Occasionally, I’ll check in with Raymond Chandler. I’ll open randomly one of his books and keep reading and fall in love with his words. I can’t write like Chandler. But that’s not the point. He shows me what writing can be.
“The French have a phrase for it. The bastards have a phrase for everything and they are always right. To say goodbye is to die a little.”
“I needed a drink, I needed a lot of life insurance, I needed a vacation, I needed a home in the country. What I had was a coat, a hat and a gun. I put them on and went out of the room.”
“I'm an occasional drinker, the kind of guy who goes out for a beer and wakes up in Singapore with a full beard.”
“If I had a razor, I'd cut your throat - just to see what ran out of it."
Or I’ll read something by Mark Harris, a little-known writer who taught me a lot about life, more than my old man ever did.
“Me and Holly were laying around in bed around 10 A.M. on a Wednesday morning when the call come. I was slow answering it, thinking first of a comical thing to say, though I suppose it long since stopped handing anybody a laugh except me. I don’t know. I laugh at a lot of things nobody ever laughs at except her. “Do not be funny,” she said. “Just answer it.” But I seen her kind of listening out of the corner of her eye.”
“He was not a bad fellow, no worse than most and probably better than some, and not a bad ballplayer neither when they give him a chance, when they laid off him long enough. From here on in I rag nobody.”

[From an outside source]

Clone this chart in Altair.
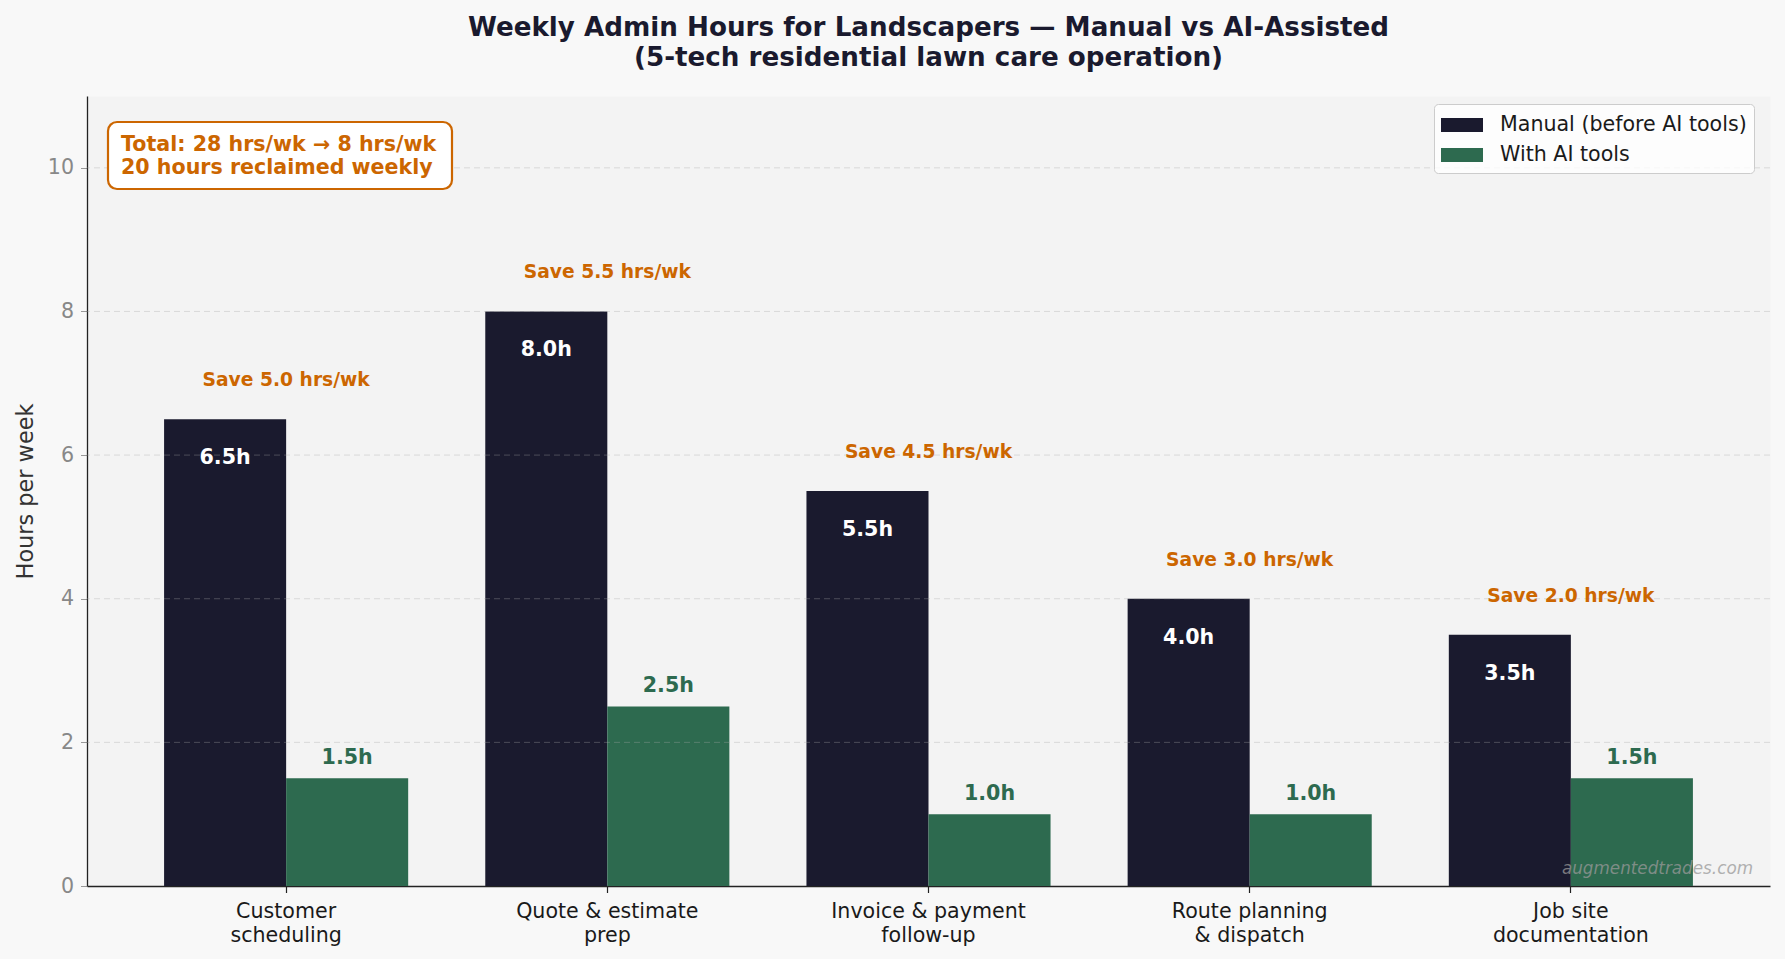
import altair as alt
import pandas as pd

# ---------------- data ----------------
categories = [
    "Customer\nscheduling",
    "Quote & estimate\nprep",
    "Invoice & payment\nfollow-up",
    "Route planning\n& dispatch",
    "Job site\ndocumentation",
]
manual_hours = [6.5, 8.0, 5.5, 4.0, 3.5]
ai_hours = [1.5, 2.5, 1.0, 1.0, 1.5]
series = ["Manual (before AI tools)", "With AI tools"]
series_colors = ["#1a1a2e", "#2d6a4f"]
y_ticks = [0, 2, 4, 6, 8, 10]
grid_values = [2, 4, 6, 8, 10]
title_lines = [
    "Weekly Admin Hours for Landscapers \u2014 Manual vs AI-Assisted",
    "(5-tech residential lawn care operation)",
]
summary_lines = ["Total: 28 hrs/wk \u2192 8 hrs/wk", "20 hours reclaimed weekly"]
watermark = "augmentedtrades.com"

FONT = "DejaVu Sans"
ORANGE = "#cc6600"
W, H = 1683, 790

# ---------------- tables ----------------
rows = []
for c, m, a in zip(categories, manual_hours, ai_hours):
    rows.append({"category": c, "series": series[0], "hours": m, "label": f"{m:.1f}h"})
    rows.append({"category": c, "series": series[1], "hours": a, "label": f"{a:.1f}h"})
bars_df = pd.DataFrame(rows)
save_df = pd.DataFrame({
    "category": categories,
    "manual": manual_hours,
    "label": [f"Save {m - a:.1f} hrs/wk" for m, a in zip(manual_hours, ai_hours)],
})
grid_df = pd.DataFrame({"y": grid_values})
note_df = pd.DataFrame({"k": [0]})

x_enc = alt.X(
    "category:N",
    sort=categories,
    scale=alt.Scale(domain=categories, paddingInner=0.24, paddingOuter=0.24),
    axis=alt.Axis(
        title=None, labelAngle=0, labelExpr="split(datum.label, '\\n')",
        labelFontSize=20.6, labelColor="#1a1a1a", labelLineHeight=24,
        labelFont=FONT, labelLimit=0, tickColor="#222222", tickSize=6.5,
        tickWidth=1.2, labelPadding=9, domainColor="#222222", domainWidth=1.3,
        grid=False,
    ),
)
y_scale = alt.Scale(domain=[0, 11], nice=False)
y_enc = alt.Y(
    "hours:Q", scale=y_scale,
    axis=alt.Axis(
        values=y_ticks, format="d", title="Hours per week", titleFontSize=22.4,
        titleColor="#333333", titleFontWeight="normal", titleFont=FONT,
        labelColor="#888888", labelFontSize=20.6, labelFont=FONT,
        tickColor="#999999", tickSize=6.5, labelPadding=7,
        domainColor="#222222", domainWidth=1.3, grid=False,
        titleX=-62, titleY=H / 2, titleAngle=270, titleAlign="center",
        titleBaseline="middle",
    ),
)
xoff = alt.XOffset("series:N", sort=series,
                   scale=alt.Scale(domain=series, paddingInner=0, paddingOuter=0))

bars = alt.Chart(bars_df).mark_bar().encode(
    x=x_enc, y=y_enc, xOffset=xoff,
    color=alt.Color("series:N", sort=series,
                    scale=alt.Scale(domain=series, range=series_colors),
                    legend=alt.Legend(title=None)),
)

grid = alt.Chart(grid_df).mark_rule(
    color="#aaaaaa", opacity=0.35, strokeDash=[6, 4], strokeWidth=1
).encode(y=alt.Y("y:Q", scale=y_scale))

manual_lbl = alt.Chart(bars_df).transform_filter(
    alt.datum.series == series[0]
).mark_text(
    font=FONT, fontSize=20.6, fontWeight="bold", color="white",
    baseline="middle", dy=39
).encode(x=alt.X("category:N", sort=categories), xOffset=xoff,
         y=alt.Y("hours:Q", scale=y_scale), text="label:N")

ai_lbl = alt.Chart(bars_df).transform_filter(
    alt.datum.series == series[1]
).mark_text(
    font=FONT, fontSize=20.6, fontWeight="bold", color=series_colors[1],
    baseline="middle", dy=-20
).encode(x=alt.X("category:N", sort=categories), xOffset=xoff,
         y=alt.Y("hours:Q", scale=y_scale), text="label:N")

save_lbl = alt.Chart(save_df).mark_text(
    font=FONT, fontSize=18.7, fontWeight="bold", color=ORANGE,
    baseline="middle", dy=-39
).encode(x=alt.X("category:N", sort=categories),
         y=alt.Y("manual:Q", scale=y_scale), text="label:N")

note_box = alt.Chart(note_df).mark_rect(
    fill="white", stroke=ORANGE, strokeWidth=2.2, cornerRadius=9
).encode(x=alt.value(21), x2=alt.value(365), y=alt.value(26), y2=alt.value(93))

note_text = alt.Chart(note_df).mark_text(
    font=FONT, fontSize=20.6, fontWeight="bold", color=ORANGE,
    align="left", baseline="middle", lineHeight=23
).encode(x=alt.value(34), y=alt.value(49), text=alt.value(summary_lines))

wm = alt.Chart(note_df).mark_text(
    font=FONT, fontSize=16.8, fontStyle="italic", color="#999999", opacity=0.75,
    align="right", baseline="middle"
).encode(x=alt.value(1666), y=alt.value(773), text=alt.value(watermark))

chart = alt.layer(
    bars, grid, manual_lbl, ai_lbl, save_lbl, note_box, note_text, wm
).properties(
    width=W, height=H,
    autosize=alt.AutoSizeParams(type="none"),
    padding={"left": 87, "top": 96, "right": 15, "bottom": 73},
    background="#f8f8f8",
    title=alt.TitleParams(
        text=title_lines, fontSize=26.2, font=FONT, fontWeight="bold",
        color="#1a1a2e", anchor="middle", frame="group", offset=25,
        lineHeight=30,
    ),
).configure_view(
    stroke="transparent", fill="#f3f3f3"
).configure_legend(
    orient="none", legendX=1347, legendY=8,
    symbolType="M-1,-0.5H2V0.5H-1Z", symbolSize=784, symbolStrokeWidth=0,
    symbolOpacity=1, labelFont=FONT, labelFontSize=20.6, labelColor="#1a1a1a",
    labelOffset=31, labelLimit=0, rowPadding=5, padding=7,
    fillColor="rgba(255,255,255,0.8)", strokeColor="#cccccc", cornerRadius=4,
)

chart.save("out.html", embed_options={"renderer": "svg", "actions": False})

Or my favorite writer of all, Joseph Mitchell. I never tried to write like anybody as much as I try to be as good as the worst of Joseph Mitchell. I’ll look at sentences like the sentence below and study them. In them is detail, and character, and happiness and sadness. In them is laughter and tears and things said and unsaid.
“McSorley’s occupies the ground floor of a red-brick tenement at 15 Seventh Street, just off Cooper Square, where the Bowery ends. It was opened in 1854 and is the oldest saloon in New York City. In eighty-eight years it has had four owners— an Irish immigrant, his son, a retired policeman, and his daughter— and all of them have been opposed to change. It is equipped with electricity, but the bar is stubbornly illuminated with a pair of gas lamps, which flicker fitfully and throw shadows on the low, cobwebby ceiling each time someone opens the street door. There is no cash register. Coins are dropped in soup bowls— one for nickels, one for dimes, one for quarters, and one for halves— and bills are kept in a rosewood cashbox. It is a drowsy place; the bartenders never make a needless move, the customers nurse their mugs of ale, and the three clocks on the walls have not been in agreement for many years.”
All of this writing, from my blogging friends or Chandler, Harris or Mitchell, is rough and bare-knuckle. There are few big words or long sentences. It’s writing that moves me in the way most writing doesn’t because it tries too hard, probably because the writer didn’t try hard enough.
It’s not unusual for me to get a call or, more often and annoying, a text at work. George, it’ll say, can you come down to 14M we’re having a crisis. I’ll walk up four flights of steps or down six and sit for an hour in a conference room that's ascetically one-step down from the interrogation room at the back of a police precinct in Queens.
Someone will shove a powerpoint in front of me like Lavrentiy Beria presenting a man condemned to death with a written confession.
“Make this flow,” they’ll say to me. And then they’ll turn away and tap at their keyboards hoping I won’t ask them a question or for help.
These exercises are a bit like, I suppose, jumping from an airplane. No matter what you do, gravity is going to win. All you can really do is hope you’ve done your best before you hit the ground.